You may have noticed that the freedom to love unconditionally without being ostracised is nearly extinct from the institutional church, and since it is the church which calls itself Christian, and my life and my beliefs are far too 'liberal' to be included without more qualification than not, it makes more sense to me to not call myself a Christian.

I do believe whole-heartedly that Jesus is my Saviour, just so there is no confusion. I am by no means or definition of which I am aware wishy-washy; I have very strong convictions- they just don't line up with historical/traditional/institutionalised Christianity. They do line up with Holy scripture though, interestingly enough. ;)

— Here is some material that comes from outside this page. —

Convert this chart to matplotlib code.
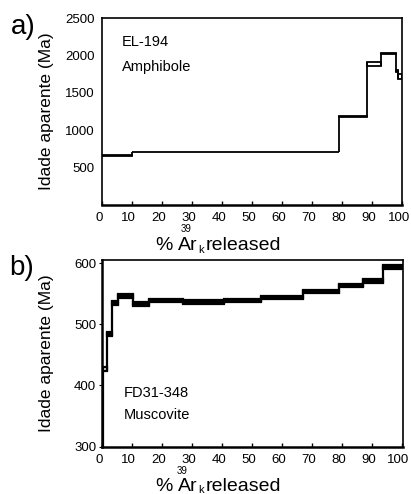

I am not sure if you were trying to call me out on an error; it seems that you were trying to point out how I am a Christian even though I don't call myself such. If this is the case, it would be an interesting irony coming from a self-labeled atheist who considers it intolerant for me to believe that he has an innate need for God.

Nevertheless, you've not answered to me whether or not I've summed up the meaning behind your posts, and now it seems that you are more interested in telling Christopher what he should and should not write on his own blog, which is a journaling of his thoughts and impressions, and not purposed to be a statement of the ultimate truth in all of its facets. It's a bit bizarre to be placing a moral imperative such as 'should' implies on someone's expressions of impressions, don't you think?

What is your intention Toshido? It's become increasingly confusing to unravel and detangle the layers of thoughts and feelings mingled with mobile definitions of phrases and words throughout your posts. It would be very helpful to know what you're after here. Is it just discussion with no purpose for conclusion?-- a puzzle of disparate thoughts?

Whatever your intention, you are welcome (of course, but just so you you know with certainty); it would just be so much easier to communicate with you if I wasn't having to try to decipher your meaning and intention. If it is just friendly conversation, then there is no need; if you intend to correct and teach, then there is.